More recently, NN-based methods including [10,19] use neural network-based techniques for outcome prediction, which consider the sequence of events as well as event attributes. The authors of [10] use Attention-based Bidirectional LSTM (Att-Bi-LSTM), which is a combination of a bidirectional long short-term memory neural network and an attention layer mechanism. However, similar to the other neural network-based algorithms, the proposed LSTM-based method in [10] requires hyper-parameter tuning in model creation, which can be complex and time consuming. Moreover, different datasets might need customized models, making the prediction even more challenging [40]. Also, it requires constant training in a trace for continuous predictions in different states of the given trace.

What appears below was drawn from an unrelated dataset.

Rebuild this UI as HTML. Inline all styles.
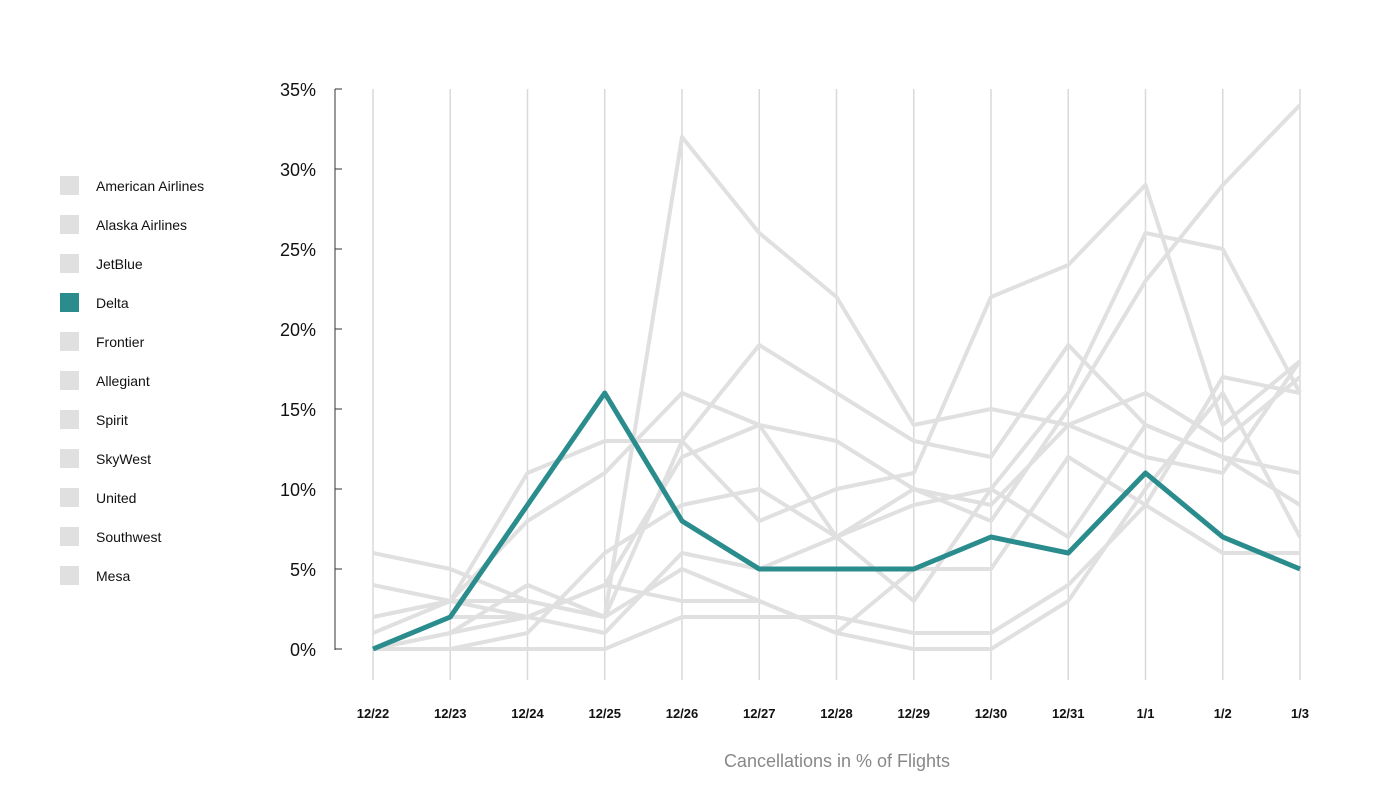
<!DOCTYPE html>
<html><head><meta charset="utf-8"><style>
body{margin:0;background:#fff;width:1400px;height:800px;overflow:hidden;font-family:"Liberation Sans",sans-serif}
</style></head><body>
<svg width="1400" height="800" xmlns="http://www.w3.org/2000/svg" font-family="Liberation Sans, sans-serif">
<g id="grid" stroke="#d9d9d9" stroke-width="1.5"></g>
<line x1="335" y1="89" x2="335" y2="650" stroke="#333" stroke-width="1"/>
<g id="ticks" stroke="#333" stroke-width="1"></g>
<g id="ylab" font-size="18" fill="#111" text-anchor="end"></g>
<g id="xlab" font-size="13" fill="#111" text-anchor="middle" font-weight="bold"></g>
<g id="gray" fill="none" stroke="#e0e0e0" stroke-width="4" stroke-linejoin="round"></g>
<g id="delta" fill="none" stroke="#2a8c8c" stroke-width="5" stroke-linejoin="round"></g>
<g id="legend" font-size="14" fill="#111"></g>
<text x="837" y="767" font-size="18" fill="#888" text-anchor="middle">Cancellations in % of Flights</text>
</svg>
<script>
const ns="http://www.w3.org/2000/svg";
function el(p,t,a,txt){const e=document.createElementNS(ns,t);for(const k in a)e.setAttribute(k,a[k]);if(txt!=null)e.textContent=txt;document.getElementById(p).appendChild(e);}
const X=i=>373+i*77.25, Y=v=>649-v*16;
const labs=["12/22","12/23","12/24","12/25","12/26","12/27","12/28","12/29","12/30","12/31","1/1","1/2","1/3"];
labs.forEach((l,i)=>{el("grid","line",{x1:X(i),y1:89,x2:X(i),y2:680});el("xlab","text",{x:X(i),y:718},l);});
for(let v=0;v<=35;v+=5){el("ticks","line",{x1:335,y1:Y(v),x2:342,y2:Y(v)});el("ylab","text",{x:316,y:Y(v)+7},v+"%");}
const gray=[
[6,5,3,2,32,26,22,14,15,14,12,11,18],
[4,3,3,2,13,19,16,13,12,19,14,12,11],
[2,3,11,13,13,8,10,11,22,24,29,14,18],
[1,3,8,11,16,14,13,10,9,14,16,13,17],
[0,1,2,4,12,14,7,3,10,16,26,25,16],
[0,0,1,6,9,10,7,10,8,15,23,29,34],
[0,1,4,2,5,3,1,5,5,12,9,17,16],
[0,2,2,1,6,5,7,9,10,7,14,12,9],
[0,0,0,0,2,2,2,1,1,4,9,6,6],
[2,3,2,4,3,3,1,0,0,3,10,16,7]];
const pts=a=>a.map((v,i)=>X(i)+","+Y(v)).join(" ");
gray.forEach(g=>el("gray","polyline",{points:pts(g)}));
el("delta","polyline",{points:pts([0,2,9,16,8,5,5,5,7,6,11,7,5])});
["American Airlines","Alaska Airlines","JetBlue","Delta","Frontier","Allegiant","Spirit","SkyWest","United","Southwest","Mesa"].forEach((n,i)=>{
 const y=176+i*39;
 el("legend","rect",{x:60,y:y,width:19,height:19,fill:n=="Delta"?"#2a8c8c":"#e0e0e0"});
 el("legend","text",{x:96,y:y+15},n);
});
</script>
</body></html>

We present a novel approach for outcome prediction in ongoing traces based on Hyperdimensional Computing that will be further discussed in the following sections. Our method eliminates the need for encoding and training an ongoing process from scratch using single-pass inference. Also, our proposed method inherently eliminates the need for time and compute-intensive hyper-parameter tuning and is capable of yielding high performance, while in the initial steps of a process. We conducted a series of experiments to compare the efficiency and performance of our proposed method with the best state-of-the-art methods, namely, RF [8], XGBoost [19], SVM [39], and LR [19]. We also used a variation of LSTM, i.e., Att-bi-LSTM [10], which yields better performance than the conventional LSTM studied in [21].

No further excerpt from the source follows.